■ Dataset extract

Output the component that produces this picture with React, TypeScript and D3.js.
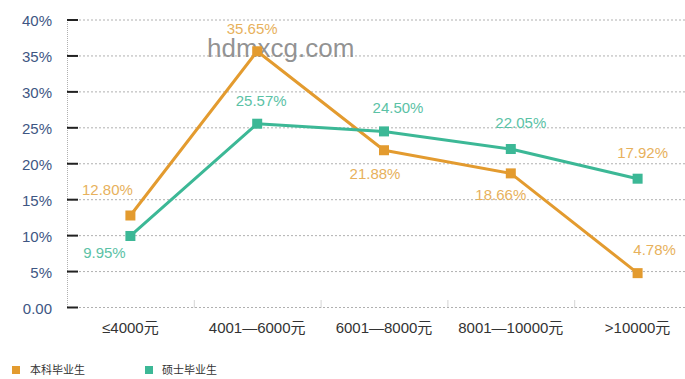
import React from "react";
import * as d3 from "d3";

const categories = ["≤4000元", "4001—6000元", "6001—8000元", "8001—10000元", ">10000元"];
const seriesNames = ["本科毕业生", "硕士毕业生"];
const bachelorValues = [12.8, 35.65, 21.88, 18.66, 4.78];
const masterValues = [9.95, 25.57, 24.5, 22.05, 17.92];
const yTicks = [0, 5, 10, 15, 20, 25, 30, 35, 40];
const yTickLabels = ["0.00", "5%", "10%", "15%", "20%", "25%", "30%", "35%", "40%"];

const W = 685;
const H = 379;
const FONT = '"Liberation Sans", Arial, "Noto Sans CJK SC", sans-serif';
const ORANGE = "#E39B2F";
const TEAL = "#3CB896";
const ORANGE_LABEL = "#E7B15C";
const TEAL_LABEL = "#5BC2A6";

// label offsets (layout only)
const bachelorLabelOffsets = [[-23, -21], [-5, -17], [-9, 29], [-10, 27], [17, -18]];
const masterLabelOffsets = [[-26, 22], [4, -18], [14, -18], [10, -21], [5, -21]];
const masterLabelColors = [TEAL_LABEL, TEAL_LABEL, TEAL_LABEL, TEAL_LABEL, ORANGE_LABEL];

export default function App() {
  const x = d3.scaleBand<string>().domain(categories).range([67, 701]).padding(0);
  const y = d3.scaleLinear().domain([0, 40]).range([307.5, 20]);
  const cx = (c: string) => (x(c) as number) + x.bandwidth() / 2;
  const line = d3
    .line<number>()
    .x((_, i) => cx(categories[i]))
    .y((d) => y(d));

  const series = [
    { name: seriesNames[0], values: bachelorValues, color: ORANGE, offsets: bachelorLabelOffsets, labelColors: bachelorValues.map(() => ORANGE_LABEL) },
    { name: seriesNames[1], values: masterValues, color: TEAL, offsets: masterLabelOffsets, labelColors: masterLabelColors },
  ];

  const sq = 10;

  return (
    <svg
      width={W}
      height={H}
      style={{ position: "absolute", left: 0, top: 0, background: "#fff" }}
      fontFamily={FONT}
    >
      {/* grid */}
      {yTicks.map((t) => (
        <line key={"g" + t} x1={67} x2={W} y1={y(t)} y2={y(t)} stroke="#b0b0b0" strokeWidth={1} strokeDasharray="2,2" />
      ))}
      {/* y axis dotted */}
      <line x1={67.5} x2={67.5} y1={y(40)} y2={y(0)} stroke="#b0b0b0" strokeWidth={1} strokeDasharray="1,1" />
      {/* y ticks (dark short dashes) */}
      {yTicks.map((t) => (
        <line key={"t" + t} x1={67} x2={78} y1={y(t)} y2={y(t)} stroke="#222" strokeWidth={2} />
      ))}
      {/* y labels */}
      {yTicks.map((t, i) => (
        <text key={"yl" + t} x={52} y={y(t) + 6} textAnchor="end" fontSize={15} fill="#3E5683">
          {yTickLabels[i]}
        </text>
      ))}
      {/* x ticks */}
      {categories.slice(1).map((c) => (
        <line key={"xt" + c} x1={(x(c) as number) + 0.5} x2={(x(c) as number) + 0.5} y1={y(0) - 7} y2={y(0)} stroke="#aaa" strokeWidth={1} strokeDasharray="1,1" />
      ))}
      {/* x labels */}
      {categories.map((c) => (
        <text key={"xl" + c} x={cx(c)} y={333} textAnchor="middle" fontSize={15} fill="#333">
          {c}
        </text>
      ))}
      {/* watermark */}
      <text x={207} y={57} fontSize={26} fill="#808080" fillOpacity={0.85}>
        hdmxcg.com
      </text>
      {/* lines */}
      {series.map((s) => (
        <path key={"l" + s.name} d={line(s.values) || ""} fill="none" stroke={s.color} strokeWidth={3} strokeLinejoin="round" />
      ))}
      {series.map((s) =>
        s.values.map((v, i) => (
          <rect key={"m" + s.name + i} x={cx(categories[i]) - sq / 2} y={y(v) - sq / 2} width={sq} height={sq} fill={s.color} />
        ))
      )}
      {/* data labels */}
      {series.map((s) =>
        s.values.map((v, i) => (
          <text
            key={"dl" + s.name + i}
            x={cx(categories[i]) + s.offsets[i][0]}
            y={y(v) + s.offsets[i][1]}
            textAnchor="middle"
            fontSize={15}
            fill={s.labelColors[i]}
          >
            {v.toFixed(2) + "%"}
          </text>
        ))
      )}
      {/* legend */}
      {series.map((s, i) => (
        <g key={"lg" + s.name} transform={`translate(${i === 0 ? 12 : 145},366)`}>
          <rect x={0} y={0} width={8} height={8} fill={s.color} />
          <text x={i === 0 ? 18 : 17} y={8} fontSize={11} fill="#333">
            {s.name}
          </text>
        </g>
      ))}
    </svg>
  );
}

■ Task details
Transcribe the full listing above exactly, with the images removed.

■ Solution to this task
Output the component that produces this picture with React, TypeScript and D3.js.
import React from "react";
import * as d3 from "d3";

const categories = ["≤4000元", "4001—6000元", "6001—8000元", "8001—10000元", ">10000元"];
const seriesNames = ["本科毕业生", "硕士毕业生"];
const bachelorValues = [12.8, 35.65, 21.88, 18.66, 4.78];
const masterValues = [9.95, 25.57, 24.5, 22.05, 17.92];
const yTicks = [0, 5, 10, 15, 20, 25, 30, 35, 40];
const yTickLabels = ["0.00", "5%", "10%", "15%", "20%", "25%", "30%", "35%", "40%"];

const W = 685;
const H = 379;
const FONT = '"Liberation Sans", Arial, "Noto Sans CJK SC", sans-serif';
const ORANGE = "#E39B2F";
const TEAL = "#3CB896";
const ORANGE_LABEL = "#E7B15C";
const TEAL_LABEL = "#5BC2A6";

// label offsets (layout only)
const bachelorLabelOffsets = [[-23, -21], [-5, -17], [-9, 29], [-10, 27], [17, -18]];
const masterLabelOffsets = [[-26, 22], [4, -18], [14, -18], [10, -21], [5, -21]];
const masterLabelColors = [TEAL_LABEL, TEAL_LABEL, TEAL_LABEL, TEAL_LABEL, ORANGE_LABEL];

export default function App() {
  const x = d3.scaleBand<string>().domain(categories).range([67, 701]).padding(0);
  const y = d3.scaleLinear().domain([0, 40]).range([307.5, 20]);
  const cx = (c: string) => (x(c) as number) + x.bandwidth() / 2;
  const line = d3
    .line<number>()
    .x((_, i) => cx(categories[i]))
    .y((d) => y(d));

  const series = [
    { name: seriesNames[0], values: bachelorValues, color: ORANGE, offsets: bachelorLabelOffsets, labelColors: bachelorValues.map(() => ORANGE_LABEL) },
    { name: seriesNames[1], values: masterValues, color: TEAL, offsets: masterLabelOffsets, labelColors: masterLabelColors },
  ];

  const sq = 10;

  return (
    <svg
      width={W}
      height={H}
      style={{ position: "absolute", left: 0, top: 0, background: "#fff" }}
      fontFamily={FONT}
    >
      {/* grid */}
      {yTicks.map((t) => (
        <line key={"g" + t} x1={67} x2={W} y1={y(t)} y2={y(t)} stroke="#b0b0b0" strokeWidth={1} strokeDasharray="2,2" />
      ))}
      {/* y axis dotted */}
      <line x1={67.5} x2={67.5} y1={y(40)} y2={y(0)} stroke="#b0b0b0" strokeWidth={1} strokeDasharray="1,1" />
      {/* y ticks (dark short dashes) */}
      {yTicks.map((t) => (
        <line key={"t" + t} x1={67} x2={78} y1={y(t)} y2={y(t)} stroke="#222" strokeWidth={2} />
      ))}
      {/* y labels */}
      {yTicks.map((t, i) => (
        <text key={"yl" + t} x={52} y={y(t) + 6} textAnchor="end" fontSize={15} fill="#3E5683">
          {yTickLabels[i]}
        </text>
      ))}
      {/* x ticks */}
      {categories.slice(1).map((c) => (
        <line key={"xt" + c} x1={(x(c) as number) + 0.5} x2={(x(c) as number) + 0.5} y1={y(0) - 7} y2={y(0)} stroke="#aaa" strokeWidth={1} strokeDasharray="1,1" />
      ))}
      {/* x labels */}
      {categories.map((c) => (
        <text key={"xl" + c} x={cx(c)} y={333} textAnchor="middle" fontSize={15} fill="#333">
          {c}
        </text>
      ))}
      {/* watermark */}
      <text x={207} y={57} fontSize={26} fill="#808080" fillOpacity={0.85}>
        hdmxcg.com
      </text>
      {/* lines */}
      {series.map((s) => (
        <path key={"l" + s.name} d={line(s.values) || ""} fill="none" stroke={s.color} strokeWidth={3} strokeLinejoin="round" />
      ))}
      {series.map((s) =>
        s.values.map((v, i) => (
          <rect key={"m" + s.name + i} x={cx(categories[i]) - sq / 2} y={y(v) - sq / 2} width={sq} height={sq} fill={s.color} />
        ))
      )}
      {/* data labels */}
      {series.map((s) =>
        s.values.map((v, i) => (
          <text
            key={"dl" + s.name + i}
            x={cx(categories[i]) + s.offsets[i][0]}
            y={y(v) + s.offsets[i][1]}
            textAnchor="middle"
            fontSize={15}
            fill={s.labelColors[i]}
          >
            {v.toFixed(2) + "%"}
          </text>
        ))
      )}
      {/* legend */}
      {series.map((s, i) => (
        <g key={"lg" + s.name} transform={`translate(${i === 0 ? 12 : 145},366)`}>
          <rect x={0} y={0} width={8} height={8} fill={s.color} />
          <text x={i === 0 ? 18 : 17} y={8} fontSize={11} fill="#333">
            {s.name}
          </text>
        </g>
      ))}
    </svg>
  );
}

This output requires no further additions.